The apostles had lived with Jesus; they had first hand knowledge of Him. They were men of impeccable authority who would consider it blasphemy to relate anything not thoroughly investigated or received directly from Him.
The next most authoritative writers were the men who knew the apostles well and were approved by them as reliable witnesses. Luke is an example.
Each of the 4 Gospels was written either to a different group of people or for a different purpose, which is why certain things might have been emphasized or pointed out in 1 but not another. For instance – John was the last of the 4 written. By then a lot of pagan philosophies had arisen. Paul talked about these in some of his letters. We talked about the Gnostics when we studied the book of Colossians. They believed everything material was evil and everything spiritual was good, so that God, who was wholly good wouldn’t have any contact with earth or man –THEY said. Seemists, another group, had trouble believing Jesus’ divine nature. They thought it descended on Him at His baptism and left Him just before His death on the cross. They inferred that His sufferings were only seeming and not real. They also denied the reality of the incarnation. Hellenistic Christians, in their desire to appear intellectual attempted to relate Christ to current philosophical ideas. This threatened to undermine true faith in Christ: as the Way, the Truth and the Life.
All these groups back then claimed to be Christian and also claimed that they had a higher enlightenment, a closer, mystic fellowship with God, clearer knowledge and truth and freedom from sin. Both their spiritual pretensions and fantastic view of Christ made them a bad influence on the Asian churches and caused more than one Christian writer to dispute their claims. 1st John was written because of the Seemists. And John says in that book that they weren’t true Christians.
The groups were educated people and they wanted Christianity to be intellectual, fit to stand beside the other great philosophies of the day. But, the effect of their teaching was to destroy the incarnation, to eliminate the Christian ethic and to make fellowship within the church impossible because of their elitism.
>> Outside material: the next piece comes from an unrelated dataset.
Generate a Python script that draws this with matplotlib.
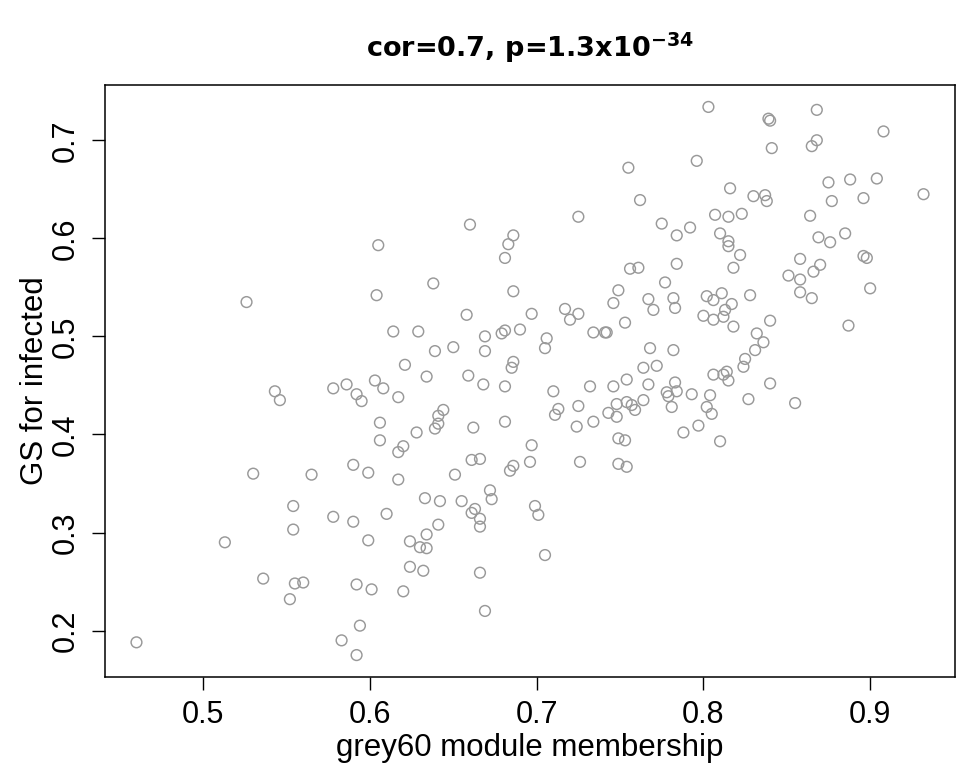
import matplotlib
matplotlib.use("Agg")
import matplotlib.pyplot as plt
import numpy as np

# module membership (x) and gene significance (y)
mm = [0.605, 0.755, 0.762, 0.725, 0.660, 0.686, 0.683, 0.681, 0.756, 0.761,
      0.638, 0.775, 0.777,
      0.803, 0.839, 0.840, 0.868, 0.908, 0.868, 0.865, 0.841, 0.796, 0.816,
      0.875, 0.888, 0.904, 0.932, 0.830, 0.837, 0.838, 0.877, 0.896, 0.807,
      0.815, 0.823, 0.864, 0.792, 0.784, 0.810, 0.815, 0.815, 0.822, 0.869,
      0.876, 0.885, 0.896, 0.898, 0.784, 0.818, 0.858, 0.870, 0.866, 0.851,
      0.858,
      0.526, 0.604, 0.543, 0.546, 0.578, 0.586, 0.592, 0.595, 0.603, 0.608,
      0.606, 0.606, 0.530, 0.565, 0.590, 0.599,
      0.686, 0.749, 0.746, 0.767, 0.770, 0.658, 0.697, 0.717, 0.725, 0.720,
      0.753, 0.614, 0.629, 0.669, 0.679, 0.681, 0.690, 0.706, 0.705, 0.734,
      0.741, 0.742, 0.639, 0.650, 0.669, 0.768, 0.621, 0.634, 0.659, 0.668,
      0.681, 0.686, 0.685, 0.710, 0.732, 0.746, 0.754, 0.764, 0.772, 0.767,
      0.617, 0.641, 0.644, 0.641, 0.639, 0.628, 0.662, 0.681, 0.713, 0.711,
      0.725, 0.724, 0.734, 0.743, 0.748, 0.748, 0.754, 0.757, 0.759, 0.764,
      0.620, 0.617, 0.697, 0.661, 0.666, 0.686, 0.684, 0.696, 0.726, 0.749,
      0.753, 0.749, 0.754, 0.651, 0.617,
      0.782, 0.783, 0.802, 0.806, 0.811, 0.828, 0.858, 0.865, 0.900, 0.817,
      0.813, 0.800, 0.806, 0.812, 0.818, 0.840, 0.887, 0.832, 0.836, 0.831,
      0.825, 0.824, 0.782, 0.806, 0.812, 0.814, 0.815, 0.840, 0.783, 0.784,
      0.778, 0.779, 0.793, 0.804, 0.781, 0.802, 0.805, 0.827, 0.855, 0.788,
      0.797, 0.810,
      0.554, 0.554, 0.578, 0.590, 0.599, 0.610, 0.513, 0.536, 0.555, 0.560,
      0.552, 0.592, 0.601, 0.594, 0.583, 0.592, 0.460,
      0.672, 0.673, 0.633, 0.642, 0.655, 0.663, 0.661, 0.666, 0.666, 0.699,
      0.701, 0.641, 0.634, 0.624, 0.630, 0.634, 0.705, 0.624, 0.632, 0.666,
      0.620, 0.669]

gs = [0.593, 0.672, 0.639, 0.622, 0.614, 0.603, 0.594, 0.580, 0.569, 0.570,
      0.554, 0.615, 0.555,
      0.734, 0.722, 0.720, 0.731, 0.709, 0.700, 0.694, 0.692, 0.679, 0.651,
      0.657, 0.660, 0.661, 0.645, 0.643, 0.644, 0.638, 0.638, 0.641, 0.624,
      0.622, 0.625, 0.623, 0.611, 0.603, 0.605, 0.597, 0.592, 0.583, 0.601,
      0.596, 0.605, 0.582, 0.580, 0.574, 0.570, 0.579, 0.573, 0.566, 0.562,
      0.558,
      0.535, 0.542, 0.444, 0.435, 0.447, 0.451, 0.441, 0.434, 0.455, 0.447,
      0.412, 0.394, 0.360, 0.359, 0.369, 0.361,
      0.546, 0.547, 0.534, 0.538, 0.527, 0.522, 0.523, 0.528, 0.523, 0.517,
      0.514, 0.505, 0.505, 0.500, 0.503, 0.506, 0.507, 0.498, 0.488, 0.504,
      0.504, 0.504, 0.485, 0.489, 0.485, 0.488, 0.471, 0.459, 0.460, 0.451,
      0.449, 0.474, 0.468, 0.444, 0.449, 0.449, 0.456, 0.468, 0.470, 0.451,
      0.438, 0.419, 0.425, 0.411, 0.406, 0.402, 0.407, 0.413, 0.426, 0.420,
      0.429, 0.408, 0.413, 0.422, 0.418, 0.431, 0.433, 0.430, 0.425, 0.435,
      0.388, 0.382, 0.389, 0.374, 0.375, 0.368, 0.363, 0.372, 0.372, 0.396,
      0.394, 0.370, 0.367, 0.359, 0.354,
      0.539, 0.529, 0.541, 0.537, 0.544, 0.542, 0.545, 0.539, 0.549, 0.533,
      0.527, 0.521, 0.517, 0.520, 0.510, 0.516, 0.511, 0.503, 0.494, 0.486,
      0.477, 0.469, 0.486, 0.461, 0.461, 0.464, 0.455, 0.452, 0.453, 0.444,
      0.443, 0.439, 0.441, 0.440, 0.428, 0.428, 0.421, 0.436, 0.432, 0.402,
      0.409, 0.393,
      0.327, 0.303, 0.316, 0.311, 0.292, 0.319, 0.290, 0.253, 0.248, 0.249,
      0.232, 0.247, 0.242, 0.205, 0.190, 0.175, 0.188,
      0.343, 0.334, 0.335, 0.332, 0.332, 0.324, 0.320, 0.314, 0.306, 0.327,
      0.318, 0.308, 0.298, 0.291, 0.285, 0.284, 0.277, 0.265, 0.261, 0.259,
      0.240, 0.220]

mm = np.array(mm)
gs = np.array(gs)

plt.rcParams['font.family'] = ['Liberation Sans', 'DejaVu Sans']

fig = plt.figure(figsize=(9.6, 7.64), dpi=100)
ax = fig.add_axes([105 / 960, 1 - 677 / 764, 850 / 960, 592 / 764])

ax.scatter(mm, gs, s=60, facecolors='none', edgecolors='#999999', linewidths=1.05)

# R style 4% padding around the data range
xr = mm.max() - mm.min()
yr = gs.max() - gs.min()
ax.set_xlim(mm.min() - 0.04 * xr, mm.max() + 0.04 * xr)
ax.set_ylim(gs.min() - 0.04 * yr, gs.max() + 0.04 * yr)

ax.set_xticks([0.5, 0.6, 0.7, 0.8, 0.9])
ax.set_yticks([0.2, 0.3, 0.4, 0.5, 0.6, 0.7])
ax.set_xticklabels(['0.5', '0.6', '0.7', '0.8', '0.9'])
ax.set_yticklabels(['0.2', '0.3', '0.4', '0.5', '0.6', '0.7'], rotation=90, va='center')
ax.tick_params(axis='both', direction='out', length=9.5, width=1.0, colors='black',
               labelsize=22)
ax.tick_params(axis='x', pad=7)
ax.tick_params(axis='y', pad=8)

for sp in ax.spines.values():
    sp.set_linewidth(1.1)
    sp.set_color('black')

ax.set_xlabel('grey60 module membership', fontsize=22.5)
ax.set_ylabel('GS for infected', fontsize=22.5)
ax.xaxis.set_label_coords(0.5, (677 - 748) / 592)
ax.yaxis.set_label_coords((35 - 105) / 850, 0.5)
ax.xaxis.label.set_va('center')
ax.yaxis.label.set_va('center')

fig.text(0.552, 1 - 57 / 764, r'cor=0.7, p=1.3x10$^{\mathbf{-34}}$',
         ha='center', va='baseline', fontsize=19.5, fontweight='bold', family='DejaVu Sans',
         math_fontfamily='dejavusans')

fig.savefig('out.png', dpi=100)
The claim of knowing Christ is meaningless apart from obedience to His commands. Living as He lived – by His example – is the evidence of our faith and union with Him.
John wrote his gospel to correct these tendencies and to show Christ was/IS the unique Son of God. John 20:31 says, “These are written that you may believe that Jesus is the Christ, the Son of God and that by believing you may have life in His name.”
Matthew, written about AD 60, gives special emphasis to Christ’s person – in view of past prophecies. He was writing mainly to the Jews who of course knew the Old Testament. He showed Jesus as King. Mark was full of action and anecdotes. He was the first gospel, written about AD 58 and the shortest. He wrote down Jesus’ words and the things He did. He showed Jesus as the obedient servant. Luke linked events with the names of governors and places – kind of putting Jesus into the part of history when He lived. He showed Jesus as the Ideal Son of Man and he interviewed many people including Jesus’ Mother, and carefully documented it all.
The book of John was written about AD 98 after a lifetime of meditative reflection on Christ by the man who was known to be a thinker and loved by Jesus.